An analogy with one cruel behavioral experiment performed on chimps comes to mind:
a group of chimps was held in enclosure. They were well treated and fed, but without any abundance. Each day a few extra bananas were hanged from the roof near some tree, so chimps were quick to climb and get them. After that, each chimp got a device attached which could deliver non-dangerous but unpleasant electric shock. Each time a chimp grabbed an extra banana from the roof, it would get lightly electrocuted. Chimps quickly learned the rule and significantly reduced consumption of the extras (but not to 0).
During the next stage food ration was reduced and also the chimp who would try to grab an extra banana, would not get electrocuted. Instead all other chimps would get electrocuted significantly harder than before (not harmful still, but very unpleasant). Chimps quickly learned the new rule and whenever one of them started to climb to get an extra banana, he would get beatings from the rest. Quickly all chimps learned not to even try to climb for banana to avoid beatings.
At that time new chimps were introduced to the enclosure. Unaware of the rules, they were quickly attempting to climb for an extra bananas and would receive beatings from "the old guard". They quickly learned the rule, unaware of the reasons. When the next bunch of new chimps was introduced some time after, the previous bunch would even join the old guard in delivering the beatings to the newest bunch without understanding the reasons.
At that time all electrocuting devices were turned off: no one would get electrocuted when reaching for a banana, yet almost no one ever tried and if so, he would receive beatings immediately before reaching the roof: although the original reason was not valid anymore, the trend remained, enforced by the old guard and perpetuated by the whole group.
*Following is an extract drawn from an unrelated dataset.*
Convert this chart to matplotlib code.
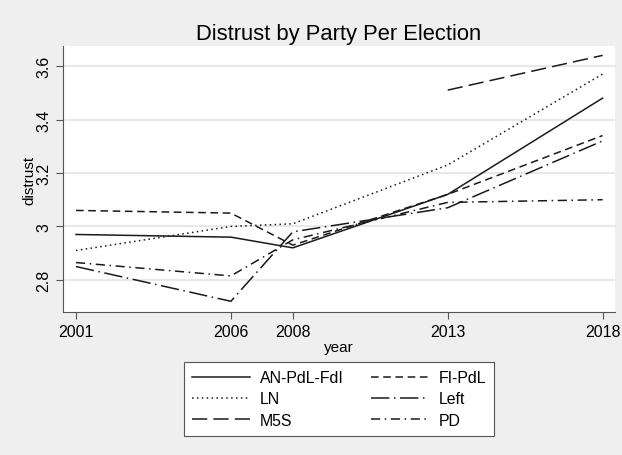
import matplotlib
matplotlib.use("Agg")
import matplotlib.pyplot as plt
import numpy as np

plt.rcParams['font.family'] = ['Liberation Sans', 'DejaVu Sans']

years = [2001, 2006, 2008, 2013, 2018]
an_pdl_fdi = [2.97, 2.96, 2.92, 3.12, 3.48]
fi_pdl = [3.06, 3.05, 2.93, 3.12, 3.34]
ln = [2.91, 3.00, 3.01, 3.23, 3.57]
left = [2.85, 2.72, 2.98, 3.07, 3.32]
m5s_years = [2013, 2018]
m5s = [3.51, 3.64]
pd_vals = [2.865, 2.815, 2.95, 3.09, 3.10]
yticks = [2.8, 3.0, 3.2, 3.4, 3.6]
ytick_labels = ["2.8", "3", "3.2", "3.4", "3.6"]

fig = plt.figure(figsize=(6.22, 4.56), dpi=100, facecolor="#efefef")
ax = fig.add_axes([63 / 622, 1 - 313 / 456, 552 / 622, 266 / 456])
ax.set_facecolor("white")

c = "#1a1a1a"
ax.plot(years, an_pdl_fdi, color=c, lw=1.1, ls="-", label="AN-PdL-FdI")
ax.plot(years, fi_pdl, color=c, lw=1.1, ls=(0, (5, 3)), label="FI-PdL")
ax.plot(years, ln, color=c, lw=1.1, ls=(0, (1, 2.2)), label="LN")
ax.plot(years, left, color=c, lw=1.1, ls=(0, (12, 3, 1, 3)), label="Left")
ax.plot(m5s_years, m5s, color=c, lw=1.1, ls=(0, (10, 4)), label="M5S")
ax.plot(years, pd_vals, color=c, lw=1.1, ls=(0, (6, 3, 1, 3)), label="PD")

ax.set_xlim(2000.58, 2018.4)
ax.set_ylim(2.68, 3.675)
ax.set_xticks(years)
ax.set_yticks(yticks)
ax.set_yticklabels(ytick_labels, rotation=90, va="center")
ax.tick_params(labelsize=11.5, length=5, color="#555555")
ax.grid(axis="y", color="#e8e8e8", lw=1.5)
ax.set_axisbelow(True)
for s in ["top", "right"]:
    ax.spines[s].set_visible(False)
for s in ["left", "bottom"]:
    ax.spines[s].set_color("#555555")

ax.set_title("Distrust by Party Per Election", fontsize=15.8, pad=5)
ax.set_xlabel("year", fontsize=11, labelpad=1)
ax.set_ylabel("distrust", fontsize=11, labelpad=0)

handles, labels = ax.get_legend_handles_labels()
order = [0, 2, 4, 1, 3, 5]
leg = fig.legend([handles[i] for i in order], [labels[i] for i in order],
                 ncol=2, loc="center", bbox_to_anchor=(339 / 622, 1 - 400 / 456),
                 fontsize=11.4, fancybox=False, edgecolor="#555555",
                 handlelength=3.7, handletextpad=0.6, columnspacing=1.7,
                 labelspacing=0.4, borderpad=0.5, framealpha=1)
leg.get_frame().set_linewidth(0.8)

fig.savefig("out.png", dpi=100, facecolor=fig.get_facecolor())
At the next step, all the old guard was moved the another enclosure: there was no valid reason for chimps not to grab extra bananas, no one of them even knew why the rule was introduced at all, yet they kept perpetuating it and kept teaching/enforcing it on newly added chimps on and on...
update: Now before more ppl get offended that I call them chimps, let me explain: we humans are prone to this kind of bias as well: that was the reason for the experiment: to point that our own rules and regulations should be periodically revisited and subjected to scrutiny. Even rules that were once valid and useful, may get outdated without anyone noticing. To not look far, I myself was telling everyone until mid 2010s that all servers should be asynchronous because having a thread per request is too expensive ;-] (I thought that physical 2MB of memory needs to be allocated at the thread creation, not just virtual address space)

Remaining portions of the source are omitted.